• **Instructions for the task**
Transcribe the whole listing without a single picture.

• **Dataset section**
#####

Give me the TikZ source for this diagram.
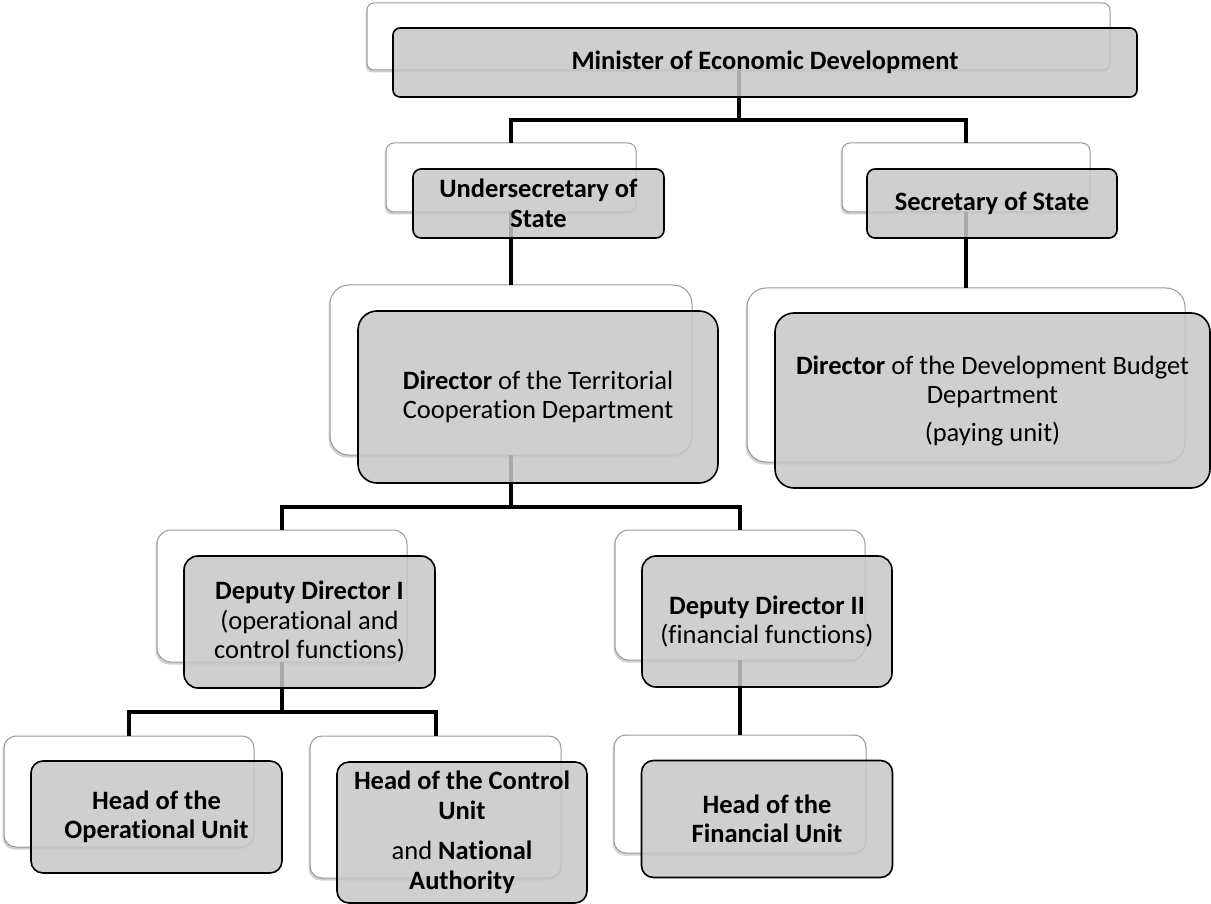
\documentclass[tikz,border=0pt]{standalone}
\usepackage{fontspec}
\setmainfont{Carlito}[Ligatures=NoCommon]
\usetikzlibrary{shadows}
\begin{document}
\begin{tikzpicture}[x=1pt,y=-1pt,
  back/.style={draw=black!40, line width=1pt, fill=white, rounded corners=#1,
    drop shadow={shadow xshift=-1.5pt, shadow yshift=-2.5pt, opacity=.3, fill=black!60},
    inner sep=0pt, outer sep=0pt},
  front/.style={draw=black, line width=1.6pt, fill=black!22, fill opacity=.85, text opacity=1,
    rounded corners=#1, align=center, inner sep=0pt,
    font=\fontsize{26.5}{29.5}\selectfont},
  conn/.style={line width=4pt}
]
\useasboundingbox (0,0) rectangle (1211,904);

% back (white) boxes
\node[back=7pt,  minimum width=743pt, minimum height=67pt]  (wm)  at (738.5,36.5) {};
\node[back=8pt,  minimum width=250pt, minimum height=69pt]  (wu)  at (511,177.5) {};
\node[back=8pt,  minimum width=248pt, minimum height=69pt]  (ws)  at (966,177.5) {};
\node[back=19pt, minimum width=362pt, minimum height=170pt] (wt)  at (511,370) {};
\node[back=19pt, minimum width=438pt, minimum height=174pt] (wb)  at (966,375) {};
\node[back=14pt, minimum width=250pt, minimum height=132pt] (wd1) at (282,596) {};
\node[back=14pt, minimum width=250pt, minimum height=130pt] (wd2) at (740,595) {};
\node[back=12pt, minimum width=250pt, minimum height=111pt] (wo)  at (129,791.5) {};
\node[back=12pt, minimum width=251pt, minimum height=142pt] (wc)  at (435.5,807) {};
\node[back=12pt, minimum width=252pt, minimum height=118pt] (wf)  at (740,794) {};

% connectors
\draw[conn] (wm.south) -- ++(0,50) -| (wu.north);
\draw[conn] (wm.south) -- ++(0,50) -| (ws.north);
\draw[conn] (wu.south) -- (wt.north);
\draw[conn] (ws.south) -- (wb.north);
\draw[conn] (wt.south) -- ++(0,52) -| (wd1.north);
\draw[conn] (wt.south) -- ++(0,52) -| (wd2.north);
\draw[conn] (wd1.south) -- ++(0,50) -| (wo.north);
\draw[conn] (wd1.south) -- ++(0,50) -| (wc.north);
\draw[conn] (wd2.south) -- (wf.north);

% front (grey) boxes
\node[front=7pt,  minimum width=744pt, minimum height=69pt]  (gm)  at (765,62.5)
  {\textbf{Minister of Economic Development}};
\node[front=8pt,  minimum width=251pt, minimum height=69pt]  (gu)  at (538.5,203.5)
  {\textbf{Undersecretary of}\\\textbf{State}};
\node[front=8pt,  minimum width=250pt, minimum height=69pt]  (gs)  at (992,203.5)
  {\textbf{Secretary of State}};
\node[front=19pt, minimum width=360pt, minimum height=172pt] (gt)  at (538,397)
  {\textbf{Director} of the Territorial\\Cooperation Department};
\node[front=19pt, minimum width=435pt, minimum height=175pt] (gb)  at (992.5,400.5)
  {\textbf{Director} of the Development Budget\\Department\\[8pt](paying unit)};
\node[front=14pt, minimum width=251pt, minimum height=132pt] (gd1) at (309.5,622)
  {\textbf{Deputy Director I}\\(operational and\\control functions)};
\node[front=14pt, minimum width=250pt, minimum height=131pt] (gd2) at (767,621.5)
  {\textbf{Deputy Director II}\\(financial functions)};
\node[front=12pt, minimum width=251pt, minimum height=112pt] (go)  at (156.5,817)
  {\textbf{Head of the}\\\textbf{Operational Unit}};
\node[front=12pt, minimum width=250pt, minimum height=141pt] (gc)  at (462,832.5)
  {\textbf{Head of the Control}\\\textbf{Unit}\\[11pt]and \textbf{National}\\\textbf{Authority}};
\node[front=12pt, minimum width=251pt, minimum height=117pt] (gf)  at (767,819)
  {\textbf{Head of the}\\\textbf{Financial Unit}};
\end{tikzpicture}
\end{document}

#####

• **Output**
Give me the TikZ source for this diagram.
\documentclass[tikz,border=0pt]{standalone}
\usepackage{fontspec}
\setmainfont{Carlito}[Ligatures=NoCommon]
\usetikzlibrary{shadows}
\begin{document}
\begin{tikzpicture}[x=1pt,y=-1pt,
  back/.style={draw=black!40, line width=1pt, fill=white, rounded corners=#1,
    drop shadow={shadow xshift=-1.5pt, shadow yshift=-2.5pt, opacity=.3, fill=black!60},
    inner sep=0pt, outer sep=0pt},
  front/.style={draw=black, line width=1.6pt, fill=black!22, fill opacity=.85, text opacity=1,
    rounded corners=#1, align=center, inner sep=0pt,
    font=\fontsize{26.5}{29.5}\selectfont},
  conn/.style={line width=4pt}
]
\useasboundingbox (0,0) rectangle (1211,904);

% back (white) boxes
\node[back=7pt,  minimum width=743pt, minimum height=67pt]  (wm)  at (738.5,36.5) {};
\node[back=8pt,  minimum width=250pt, minimum height=69pt]  (wu)  at (511,177.5) {};
\node[back=8pt,  minimum width=248pt, minimum height=69pt]  (ws)  at (966,177.5) {};
\node[back=19pt, minimum width=362pt, minimum height=170pt] (wt)  at (511,370) {};
\node[back=19pt, minimum width=438pt, minimum height=174pt] (wb)  at (966,375) {};
\node[back=14pt, minimum width=250pt, minimum height=132pt] (wd1) at (282,596) {};
\node[back=14pt, minimum width=250pt, minimum height=130pt] (wd2) at (740,595) {};
\node[back=12pt, minimum width=250pt, minimum height=111pt] (wo)  at (129,791.5) {};
\node[back=12pt, minimum width=251pt, minimum height=142pt] (wc)  at (435.5,807) {};
\node[back=12pt, minimum width=252pt, minimum height=118pt] (wf)  at (740,794) {};

% connectors
\draw[conn] (wm.south) -- ++(0,50) -| (wu.north);
\draw[conn] (wm.south) -- ++(0,50) -| (ws.north);
\draw[conn] (wu.south) -- (wt.north);
\draw[conn] (ws.south) -- (wb.north);
\draw[conn] (wt.south) -- ++(0,52) -| (wd1.north);
\draw[conn] (wt.south) -- ++(0,52) -| (wd2.north);
\draw[conn] (wd1.south) -- ++(0,50) -| (wo.north);
\draw[conn] (wd1.south) -- ++(0,50) -| (wc.north);
\draw[conn] (wd2.south) -- (wf.north);

% front (grey) boxes
\node[front=7pt,  minimum width=744pt, minimum height=69pt]  (gm)  at (765,62.5)
  {\textbf{Minister of Economic Development}};
\node[front=8pt,  minimum width=251pt, minimum height=69pt]  (gu)  at (538.5,203.5)
  {\textbf{Undersecretary of}\\\textbf{State}};
\node[front=8pt,  minimum width=250pt, minimum height=69pt]  (gs)  at (992,203.5)
  {\textbf{Secretary of State}};
\node[front=19pt, minimum width=360pt, minimum height=172pt] (gt)  at (538,397)
  {\textbf{Director} of the Territorial\\Cooperation Department};
\node[front=19pt, minimum width=435pt, minimum height=175pt] (gb)  at (992.5,400.5)
  {\textbf{Director} of the Development Budget\\Department\\[8pt](paying unit)};
\node[front=14pt, minimum width=251pt, minimum height=132pt] (gd1) at (309.5,622)
  {\textbf{Deputy Director I}\\(operational and\\control functions)};
\node[front=14pt, minimum width=250pt, minimum height=131pt] (gd2) at (767,621.5)
  {\textbf{Deputy Director II}\\(financial functions)};
\node[front=12pt, minimum width=251pt, minimum height=112pt] (go)  at (156.5,817)
  {\textbf{Head of the}\\\textbf{Operational Unit}};
\node[front=12pt, minimum width=250pt, minimum height=141pt] (gc)  at (462,832.5)
  {\textbf{Head of the Control}\\\textbf{Unit}\\[11pt]and \textbf{National}\\\textbf{Authority}};
\node[front=12pt, minimum width=251pt, minimum height=117pt] (gf)  at (767,819)
  {\textbf{Head of the}\\\textbf{Financial Unit}};
\end{tikzpicture}
\end{document}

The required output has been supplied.